FOR IMMEDIATE RELEASE
MU professor receives prestigious Margaret Mead Award
HUNTINGTON, W.Va. – Dr. Luke Eric Lassiter, director of the Graduate Humanities Program at the Marshall University Graduate College and professor of humanities and anthropology, has received the 2006 Margaret Mead Award from the American Anthropological Association and the Society for Applied Anthropology.
The Margaret Mead Award, initiated by the Society for Applied Anthropology in 1979, and awarded jointly with the American Anthropological Society since 1983, celebrates the tradition of bringing anthropology to bear on wider social and cultural issues.
The Margaret Mead Award is presented to a younger scholar for a particular accomplishment such as a book, film, monograph, or service that interprets anthropological data and principles in a way that makes it meaningful and accessible to a broadly concerned public.
Dr. Lassiter received the Margaret Mead Award in part for his book, The Other Side of Middletown: Exploring Muncie’s African American Community, which was published in 2004, as well as for his continuing explorations of race relations and collaborative, community-based research and writing.
“I am extremely honored to be named the recipient of the 2006 Margaret Mead Award,” Lassiter said. “As Margaret Mead was recognized widely for her commitment to both anthropology and, more importantly, to our larger society, I am especially honored that the awards committee singled out The Other Side of Middletown as representative of the kind of work that Mead championed.”

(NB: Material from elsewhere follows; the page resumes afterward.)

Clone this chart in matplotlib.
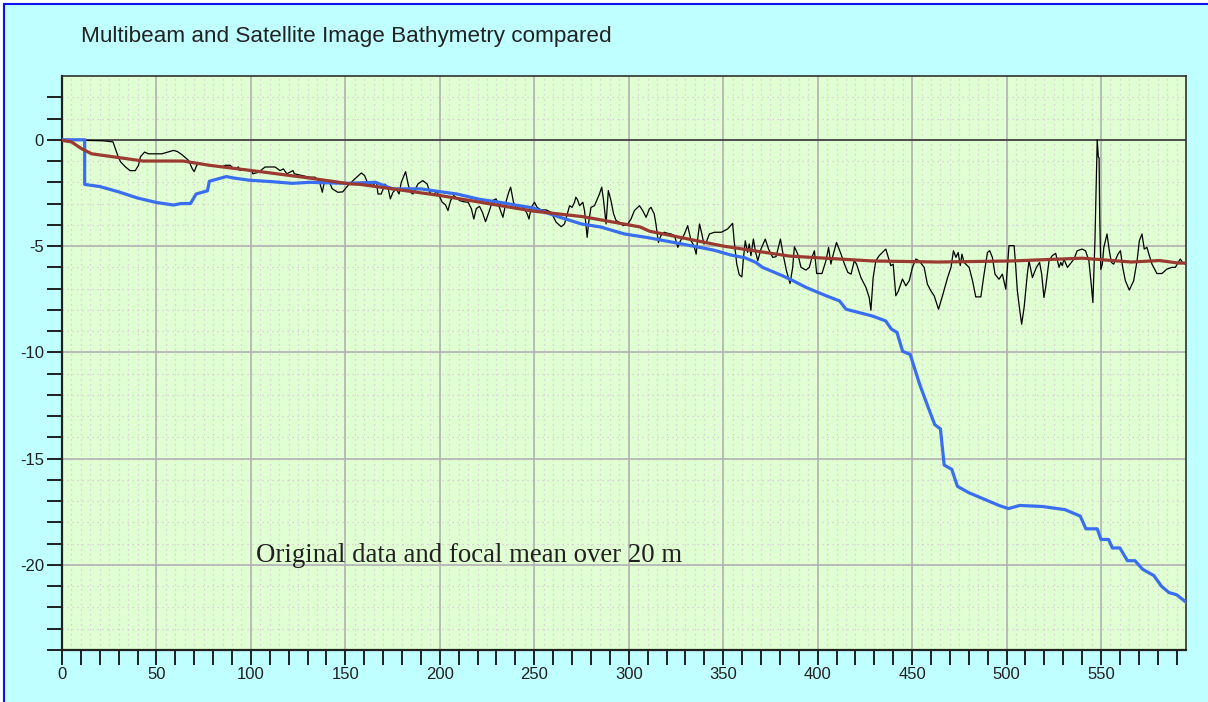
import numpy as np
import matplotlib
matplotlib.use("Agg")
import matplotlib.pyplot as plt
from matplotlib.ticker import MultipleLocator, FixedLocator, FixedFormatter
from matplotlib.patches import Rectangle
from matplotlib.lines import Line2D

# satellite image bathymetry (blue, stepped line)
satX = [0, 12, 12, 20, 30, 40, 50, 59, 63, 68, 71, 77, 78, 87, 91, 99, 111, 122,
        131, 150, 166, 175, 190, 200, 209, 221, 231.6, 242, 249, 262, 275, 285,
        297.7, 310, 322, 331, 345, 354, 361.5, 367.3, 370.8, 381.5, 387, 394,
        404.6, 411.6, 415, 422, 429, 436, 439, 442, 445, 449, 454, 459, 462, 465,
        467, 471, 474, 480, 488, 496, 501, 507, 519, 531, 539, 542, 548, 550,
        554, 556, 560, 564, 568, 572, 578, 582, 586, 590, 595]
satY = [0, 0, -2.1, -2.2, -2.45, -2.74, -2.95, -3.07, -3.0, -3.0, -2.55, -2.4,
        -1.95, -1.73, -1.8, -1.9, -1.97, -2.05, -2.0, -2.05, -2.0, -2.31, -2.31,
        -2.44, -2.55, -2.8, -2.94, -3.1, -3.2, -3.6, -3.96, -4.1, -4.43, -4.6,
        -4.8, -4.95, -5.19, -5.42, -5.55, -5.77, -6.0, -6.4, -6.63, -6.95, -7.34,
        -7.58, -7.97, -8.13, -8.29, -8.52, -8.9, -9.06, -9.95, -10.1, -11.5,
        -12.7, -13.4, -13.6, -15.3, -15.5, -16.3, -16.6, -16.9, -17.2, -17.35,
        -17.2, -17.25, -17.4, -17.7, -18.3, -18.3, -18.8, -18.8, -19.2, -19.2,
        -19.8, -19.8, -20.2, -20.5, -21.0, -21.3, -21.4, -21.75]

# focal mean over 20 m (brown line)
meanX = [0, 5, 10.4, 15.7, 31, 43, 64, 78, 105, 131, 152, 158, 200, 249, 276,
         306, 311, 350, 385, 429, 464, 503, 540, 566, 581, 591, 595]
meanY = [-0.03, -0.1, -0.42, -0.66, -0.85, -1.0, -1.0, -1.2, -1.5, -1.8, -2.07,
         -2.1, -2.62, -3.35, -3.62, -4.1, -4.3, -5.0, -5.47, -5.7, -5.75, -5.7,
         -5.57, -5.75, -5.68, -5.8, -5.8]

# original multibeam data (thin black line)
origX = [0, 14, 22, 27, 29.5, 31, 33.5, 36, 38.8, 40.5, 41.5, 43.7, 45.8, 52.9,
         59, 61, 63.5, 67, 69, 70, 71.3, 73, 75, 78.4, 84.6, 86.4, 89, 91, 93.4,
         94.3, 96, 98.6, 100.4, 101, 104, 107.5, 112.8, 115.4, 117.2, 119, 120.6,
         122.3, 123, 131, 134, 136.4, 137.8, 139, 141.7, 143, 146, 148.6, 151.4,
         155, 158.5, 160.2, 162, 164.6, 166.4, 167.3, 169, 171, 172.7, 173.8,
         175.2, 177, 178.4, 179.6, 181.9, 183.2, 184.4, 185.8, 188.4, 191, 193.3,
         194.7, 196.4, 198.2, 199.6, 201.3, 203, 204.3, 205.7, 207.3, 210.5,
         212.3, 215, 216.7, 218, 219.3, 221, 222.5, 224.2, 226, 228, 229.8, 231.5,
         233.4, 235.2, 236.6, 237.5, 239, 240.5, 242.2, 244.5, 246.3, 247.2,
         248.4, 250.1, 251.5, 253.6, 256.3, 258.9, 261.6, 264.3, 266, 268.7, 270,
         271.3, 272, 272.9, 274, 275.7, 276.6, 278, 278.7, 280, 281.9, 284.5,
         285.7, 286.7, 288, 289.2, 290.6, 292, 293.3, 295, 297, 299.5, 301.2, 303,
         305.7, 307.4, 309.2, 310.9, 311.8, 313.5, 314.4, 315.7, 317, 318.8,
         320.6, 322.4, 324.2, 326, 327.4, 329.5, 331.2, 333, 334.5, 335.7, 336.6,
         337.5, 338.7, 339.8, 341, 342.7, 345.4, 349, 352.3, 355, 355.8, 357.2,
         358.5, 359.9, 360.6, 361.7, 362.9, 363.8, 364.7, 366, 367, 368.3, 370,
         372.3, 374, 376.2, 378, 380.3, 381.7, 383.5, 385.4, 386.8, 387.7, 389.5,
         391.2, 393.8, 395.6, 397, 398.3, 399.5, 402.3, 404.4, 405.8, 407, 408.3,
         410, 412.4, 414.2, 416, 417.7, 419.4, 420.6, 422.9, 425.6, 427.3, 428.2,
         429.4, 430.8, 432.6, 436.1, 438.7, 440, 441.4, 442.8, 444.9, 446.7,
         448.5, 450.2, 452, 453.7, 456.4, 458.1, 459.9, 461.7, 464, 466.1, 468.8,
         470.6, 471.9, 473.2, 474.4, 475.5, 476.4, 477.5, 480.2, 482, 483.7,
         486.4, 488.1, 489.9, 491.1, 492.5, 493.9, 496, 497.8, 499.6, 501.3, 504,
         504.9, 505.7, 506.6, 508, 509.3, 511, 511.9, 513.7, 515.8, 517.5, 518.6,
         519.8, 520.7, 522.5, 524.2, 526, 527.8, 528.7, 529.5, 530.4, 532.2, 533,
         535.7, 537.4, 540, 541.8, 543.6, 545, 545.7, 546.8, 547.5, 548, 548.6,
         549, 549.3, 549.9, 550.7, 551.5, 553.2, 554.4, 555.5, 556.7, 557.9, 559,
         560.3, 561.5, 562.9, 565, 567.3, 569.1, 570.3, 571.7, 572.9, 574.3,
         575.6, 577, 579.6, 582.3, 584.9, 587.6, 589.4, 590.8, 592, 593.2, 594.6]
origY = [0, -0.03, -0.05, -0.1, -0.74, -1.04, -1.27, -1.45, -1.45, -1.2, -0.8,
         -0.58, -0.66, -0.66, -0.5, -0.55, -0.7, -0.97, -1.37, -1.5, -1.2, -1.1,
         -1.15, -1.2, -1.28, -1.2, -1.2, -1.37, -1.28, -1.45, -1.37, -1.45, -1.45,
         -1.6, -1.53, -1.28, -1.28, -1.45, -1.37, -1.6, -1.53, -1.45, -1.6, -1.76,
         -1.76, -2.0, -2.47, -1.92, -2.0, -2.3, -2.47, -2.45, -2.15, -1.84, -1.56,
         -1.69, -2.08, -2.15, -1.97, -2.55, -2.55, -2.08, -2.31, -2.78, -2.47,
         -2.31, -2.55, -2.0, -1.5, -2.08, -2.47, -2.55, -2.08, -1.92, -2.08,
         -2.47, -2.62, -2.44, -2.62, -2.94, -3.06, -3.33, -2.86, -2.62, -2.86,
         -2.91, -2.94, -3.24, -3.73, -3.24, -3.13, -3.4, -3.85, -3.4, -2.86,
         -2.78, -3.17, -3.65, -2.86, -2.44, -2.23, -2.94, -3.25, -3.1, -3.2,
         -3.49, -3.73, -3.18, -2.94, -3.18, -3.3, -3.3, -3.41, -3.88, -4.09,
         -3.96, -3.1, -3.18, -2.94, -2.7, -2.82, -3.1, -2.94, -3.33, -4.59, -3.96,
         -3.18, -3.1, -2.55, -2.23, -2.86, -3.96, -2.39, -2.86, -3.49, -3.8,
         -3.88, -4.04, -3.96, -3.73, -3.33, -3.1, -3.33, -3.65, -3.25, -3.18,
         -3.49, -3.96, -4.83, -4.51, -4.35, -4.4, -4.43, -4.51, -5.06, -4.75,
         -4.43, -4.04, -4.75, -4.98, -5.38, -4.59, -3.96, -4.43, -4.9, -4.83,
         -4.43, -4.35, -4.35, -4.2, -3.93, -4.75, -5.85, -6.35, -6.45, -5.69,
         -4.75, -5.3, -4.9, -5.45, -4.67, -5.22, -5.69, -5.14, -4.67, -5.14,
         -5.53, -5.5, -4.67, -5.38, -6.16, -6.76, -6.0, -5.03, -5.38, -6.0, -6.13,
         -6.0, -5.53, -5.22, -6.29, -6.29, -5.69, -5.06, -5.85, -5.38, -4.83,
         -5.38, -5.85, -6.24, -6.32, -5.69, -5.85, -6.48, -6.95, -7.42, -8.02,
         -6.48, -5.69, -5.45, -5.14, -5.92, -5.85, -7.34, -7.1, -6.55, -6.87,
         -6.63, -6.0, -5.61, -5.69, -6.0, -6.79, -7.1, -7.34, -7.97, -7.34, -6.48,
         -6.0, -5.22, -5.53, -5.3, -5.92, -5.38, -5.77, -6.0, -6.63, -7.39, -7.39,
         -6.32, -5.3, -5.22, -5.53, -6.32, -6.56, -6.32, -7.03, -4.98, -4.98,
         -6.0, -7.09, -7.74, -8.68, -7.89, -6.32, -5.69, -6.48, -6.0, -5.77,
         -6.32, -7.42, -6.95, -5.69, -5.45, -5.34, -6.0, -5.77, -5.92, -5.61,
         -6.0, -5.92, -5.61, -5.22, -5.14, -5.22, -5.69, -6.95, -7.66, -4.75,
         -1.92, 0.0, -0.82, -0.85, -3.49, -6.1, -5.85, -5.06, -4.43, -5.22, -5.77,
         -5.85, -5.61, -5.38, -5.22, -6.0, -6.63, -7.07, -6.63, -5.69, -4.75,
         -4.43, -5.14, -5.06, -5.45, -5.85, -6.29, -6.29, -6.08, -6.0, -6.0,
         -5.77, -5.61, -5.77, -5.85]

xTickLabels = ["0", "50", "100", "150", "200", "250", "300", "350", "400", "450",
               "500", "550"]
yTickLabels = ["-20", "-15", "-10", "-5", "0"]

titleText = "Multibeam and Satellite Image Bathymetry compared"
noteText = "Original data and focal mean over 20 m"


def createChart():
    # figure size in pixels at 100 dpi
    fig = plt.figure(figsize=(12.08, 7.02), dpi=100, facecolor="#C0FFFF")

    # window frame: thin white margin and a blue line on the left and top
    fig.add_artist(Rectangle((0, 0), 3 / 1208, 1, transform=fig.transFigure,
                             facecolor="white", edgecolor="none"))
    fig.add_artist(Rectangle((0, 1 - 3 / 702), 1, 3 / 702,
                             transform=fig.transFigure,
                             facecolor="white", edgecolor="none"))
    fig.add_artist(Line2D([4 / 1208, 4 / 1208], [0, 1 - 4 / 702],
                          transform=fig.transFigure, color="#1010F0", lw=1.5))
    fig.add_artist(Line2D([4 / 1208, 1], [1 - 4 / 702, 1 - 4 / 702],
                          transform=fig.transFigure, color="#1010F0", lw=1.5))

    ax = fig.add_axes([62 / 1208, 52 / 702, 1124 / 1208, 574 / 702])
    ax.set_facecolor("#E0FFD2")
    ax.set_xlim(0, 595)
    ax.set_ylim(-24, 3)

    # dotted minor grid every 5 m across, every 1 m down
    for gx in np.arange(5, 595, 5):
        ax.axvline(gx, color="#D8C6D6", lw=0.9, ls=(0, (1, 3)), zorder=0.5)
    for gy in np.arange(-23, 3, 1):
        ax.axhline(gy, color="#D8C6D6", lw=0.9, ls=(0, (1, 3)), zorder=0.5)
    # solid major grid
    for gx in np.arange(50, 595, 50):
        ax.axvline(gx, color="#B2B2B2", lw=1.2, zorder=0.6)
    for gy in np.arange(-20, 1, 5):
        ax.axhline(gy, color="#B2B2B2", lw=1.2, zorder=0.6)
    # the zero line is drawn dark
    ax.axhline(0, color="#303030", lw=1.1, zorder=0.7)

    ax.plot(origX, origY, color="black", lw=0.9, zorder=3)
    ax.plot(satX, satY, color="#3A6EF0", lw=2.3, zorder=4)
    ax.plot(meanX, meanY, color="#9A3A30", lw=2.3, zorder=5)

    # ticks
    ax.xaxis.set_major_locator(FixedLocator(np.arange(0, 551, 50)))
    ax.xaxis.set_major_formatter(FixedFormatter(xTickLabels))
    ax.xaxis.set_minor_locator(MultipleLocator(10))
    ax.yaxis.set_major_locator(FixedLocator(np.arange(-20, 1, 5)))
    ax.yaxis.set_major_formatter(FixedFormatter(yTickLabels))
    ax.yaxis.set_minor_locator(FixedLocator(np.arange(-24, 3, 1)))
    ax.tick_params(which="both", direction="out", length=11, width=1.4,
                   color="#202020")
    ax.tick_params(axis="x", which="major", pad=1, labelsize=12,
                   labelcolor="#202020")
    ax.tick_params(axis="y", which="major", pad=2, labelsize=12,
                   labelcolor="#202020")
    for lab in ax.get_xticklabels() + ax.get_yticklabels():
        lab.set_fontfamily("Liberation Sans")

    for side in ["left", "bottom"]:
        ax.spines[side].set_color("#202020")
        ax.spines[side].set_linewidth(1.6)
    for side in ["top", "right"]:
        ax.spines[side].set_color("#303030")
        ax.spines[side].set_linewidth(1.2)

    fig.text(81 / 1208, 1 - 41.7 / 702, titleText, fontsize=16.2,
             family="Liberation Sans", color="#222222", va="baseline",
             ha="left")
    ax.text(102.6, -19.88, noteText, fontsize=19.3, family="Liberation Serif",
            color="#202020", va="baseline", ha="left", zorder=6)

    fig.savefig("out.png", dpi=100, facecolor=fig.get_facecolor())
    plt.close(fig)


if __name__ == '__main__':
    createChart()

Lassiter, 37, came to Marshall this year from Ball State University in Muncie, Ind., where he had been an associate professor of anthropology.
Lassiter received his B.S. in anthropology and social science from Radford (Va.) University in 1990, and his Ph.D. in anthropology from the University of North Carolina at Chapel Hill in 1995.

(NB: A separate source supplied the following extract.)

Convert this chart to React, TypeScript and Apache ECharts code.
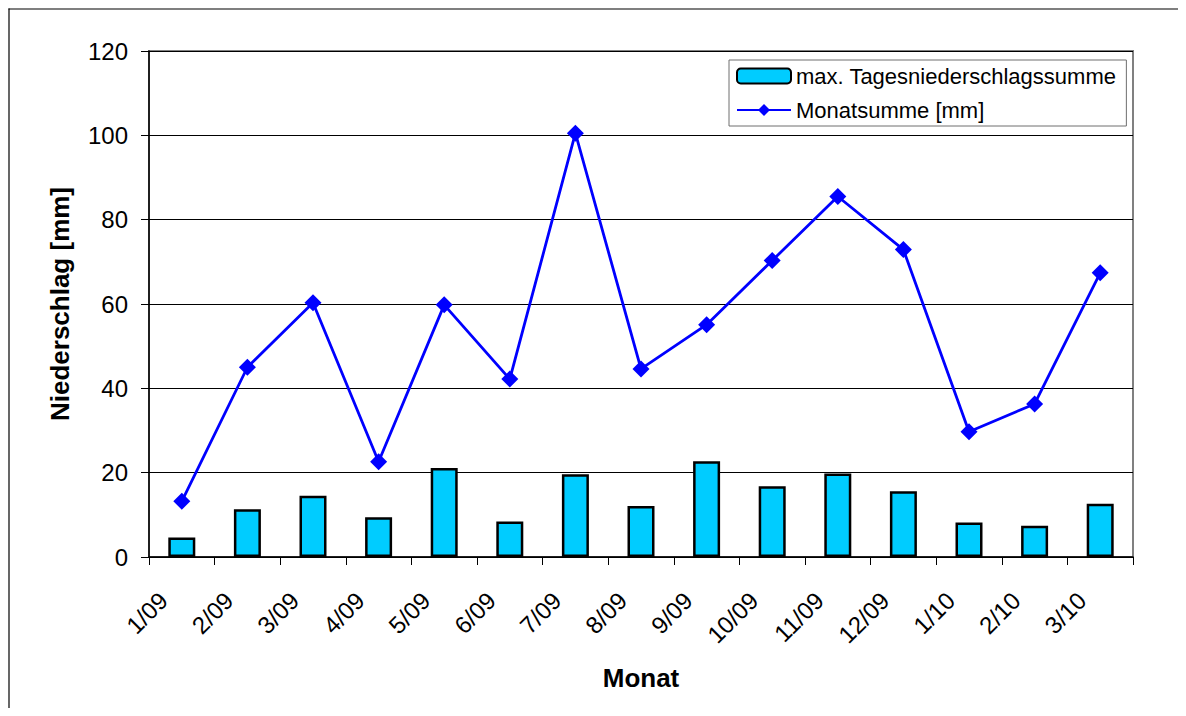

The Mead award is designed to recognize a person clearly associated with research and/or practice in anthropology. The awardee’s activity exemplifies skills in broadening the impact of anthropology – skills for which Margaret Mead was admired widely.

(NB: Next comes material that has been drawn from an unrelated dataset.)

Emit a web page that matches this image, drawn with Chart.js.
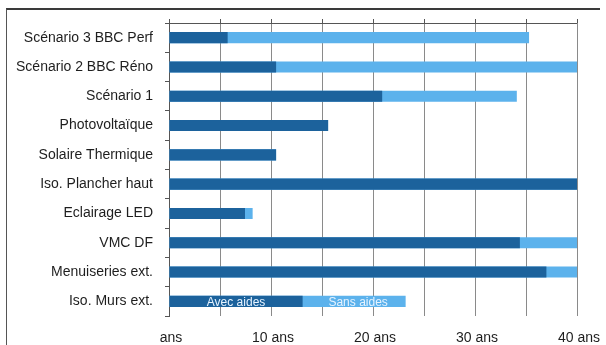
<!DOCTYPE html>
<html lang="fr">
<head>
<meta charset="utf-8">
<title>Temps de retour sur investissement</title>
<script src="https://cdn.jsdelivr.net/npm/chart.js@4/dist/chart.umd.min.js"></script>
<style>
  html, body { margin: 0; padding: 0; background: #ffffff; overflow: hidden; }
  #wrap { position: relative; width: 606px; height: 345px; }
  #frame {
    position: absolute; left: 6px; top: 8px; width: 594px; height: 337px;
    border-top: 2px solid #3a3a3a; border-left: 1px solid #555555;
    box-sizing: border-box; pointer-events: none;
  }
  canvas { position: absolute; left: 0; top: 0; }
</style>
</head>
<body>
<div id="wrap">
  <canvas id="chart" width="606" height="345"></canvas>
  <div id="frame"></div>
</div>
<script>
// Postes de travaux
const categories = [
  'Scénario 3 BBC Perf',
  'Scénario 2 BBC Réno',
  'Scénario 1',
  'Photovoltaïque',
  'Solaire Thermique',
  'Iso. Plancher haut',
  'Eclairage LED',
  'VMC DF',
  'Menuiseries ext.',
  'Iso. Murs ext.'
];

// Temps de retour (années)
const avecAides = [5.75, 10.5, 20.9, 15.6, 10.5, 40, 7.45, 34.4, 37.0, 13.1];
const sansAides = [35.3, 40, 34.1, 15.6, 10.5, 40, 8.2, 40, 40, 23.2];

// Graduations de l'axe des durées
const axisMin = 0;
const axisMax = 40;
const axisStep = 5;
const labelledTicks = [0, 10, 20, 30, 40];
const tickLabel = v => (v === 0 ? 'ans' : v + ' ans');

const FONT = '"Liberation Sans", Arial, sans-serif';

// Trait supérieur de la zone de tracé + petites graduations au-dessus
const topAxisLine = {
  id: 'topAxisLine',
  afterDatasetsDraw(chart) {
    const { ctx, chartArea, scales } = chart;
    ctx.save();
    ctx.strokeStyle = '#555555';
    ctx.lineWidth = 1;
    ctx.beginPath();
    ctx.moveTo(chartArea.left, chartArea.top + 0.5);
    ctx.lineTo(chartArea.right, chartArea.top + 0.5);
    scales.x.ticks.forEach(t => {
      const x = Math.round(scales.x.getPixelForValue(t.value)) + 0.5;
      ctx.moveTo(x, chartArea.top - 4);
      ctx.lineTo(x, chartArea.top);
    });
    ctx.stroke();
    ctx.restore();
  }
};

// Libellés de durée sous l'axe (tous les 10 ans)
const durationLabels = {
  id: 'durationLabels',
  afterDraw(chart) {
    const { ctx, chartArea, scales } = chart;
    ctx.save();
    ctx.font = '14px ' + FONT;
    ctx.fillStyle = '#1e1e1e';
    ctx.textAlign = 'center';
    ctx.textBaseline = 'middle';
    labelledTicks.forEach(v => {
      ctx.fillText(tickLabel(v), scales.x.getPixelForValue(v) + 2, chartArea.bottom + 22);
    });
    ctx.restore();
  }
};

// Légende inscrite dans la dernière barre
const inBarLegend = {
  id: 'inBarLegend',
  afterDatasetsDraw(chart) {
    const { ctx } = chart;
    const last = categories.length - 1;
    const darkEl = chart.getDatasetMeta(0).data[last];
    const lightEl = chart.getDatasetMeta(1).data[last];
    if (!darkEl || !lightEl) return;
    ctx.save();
    ctx.font = '12px ' + FONT;
    ctx.fillStyle = '#e6f3ff';
    ctx.textAlign = 'center';
    ctx.textBaseline = 'middle';
    const y = darkEl.y + 1;
    ctx.fillText(chart.data.datasets[0].label, (darkEl.base + darkEl.x) / 2, y);
    ctx.fillText(chart.data.datasets[1].label, (darkEl.x + lightEl.x) / 2 + 4, y);
    ctx.restore();
  }
};

new Chart(document.getElementById('chart'), {
  type: 'bar',
  data: {
    labels: categories,
    datasets: [
      {
        label: 'Avec aides',
        data: avecAides,
        backgroundColor: '#1c629c',
        borderWidth: 0,
        grouped: false,
        barPercentage: 0.38,
        categoryPercentage: 1
      },
      {
        label: 'Sans aides',
        data: sansAides,
        backgroundColor: '#5cb2ec',
        borderWidth: 0,
        grouped: false,
        barPercentage: 0.38,
        categoryPercentage: 1
      }
    ]
  },
  options: {
    indexAxis: 'y',
    responsive: false,
    animation: false,
    layout: { padding: { left: 0, right: 29, top: 23, bottom: 0 } },
    plugins: {
      legend: { display: false },
      tooltip: { enabled: false }
    },
    scales: {
      x: {
        min: axisMin,
        max: axisMax,
        afterFit(scale) {
          scale.height = 29;
          scale.paddingLeft = 0;
          scale.paddingRight = 0;
        },
        border: { display: false },
        grid: { color: '#8a8a8a', lineWidth: 1, drawTicks: false },
        ticks: {
          display: false,
          stepSize: axisStep,
          autoSkip: false
        }
      },
      y: {
        afterFit(scale) { scale.width = 169; },
        border: { display: true, color: '#555555', width: 1 },
        grid: { drawOnChartArea: false, offset: true, tickLength: 4, color: '#555555' },
        ticks: {
          padding: 12,
          color: '#1e1e1e',
          font: { family: FONT, size: 14 }
        }
      }
    }
  },
  plugins: [topAxisLine, durationLabels, inBarLegend]
});
</script>
</body>
</html>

“This is a wonderful honor for Dr. Lassiter, the College of Liberal Arts, and Marshall University, and certainly has broad implications for us in continuing to build the profile and the interdisciplinary contributions of the Graduate Humanities Program to our state and region,” Dr. Christina Murphy, dean of MU’s College of Liberal Arts, said. “It’s really exciting, too, to see our COLA faculty receive the type of national recognition that continues to put Marshall University on the map as an exciting and innovative place to be.”
Lassiter said The Other Side of Middletown: Exploring Muncie’s African American Community (AltaMira Press, 2004) was a joint writing project among groups of faculty, students, and members of the African American community of Muncie, Ind. – site of the famous “Middletown” studies, first initiated by Robert and Helen Lynd in their 1929 book, Middletown: A Study in Modern American Culture.
“As a collaboration of community and campus, this book recounts the largely unrecorded history of Muncie’s black community (which the Lynds and subsequent researchers downplayed), and details the efforts of community and campus to rectify the representation of “small town America” as exclusively white,” Lassiter said. “Exploring issues of race, power, and inequity, faculty, students, and community members together designed and implemented a collaborative ethnographic field project that involved intensive interviews, research, and writing between community organizations, local experts, ethnographers, and teams of college students.
“That the Margaret Mead awards committee decided to bestow recognition on The Other Side of Middletown is tremendously gratifying, especially because it is a significant endorsement of the hard work put forth by the students, Muncie community members, and faculty who together worked on this project,” Lassiter said. “I am indeed pleased that the award pays tribute to this kind of community-centered and collaboratively conceived work.”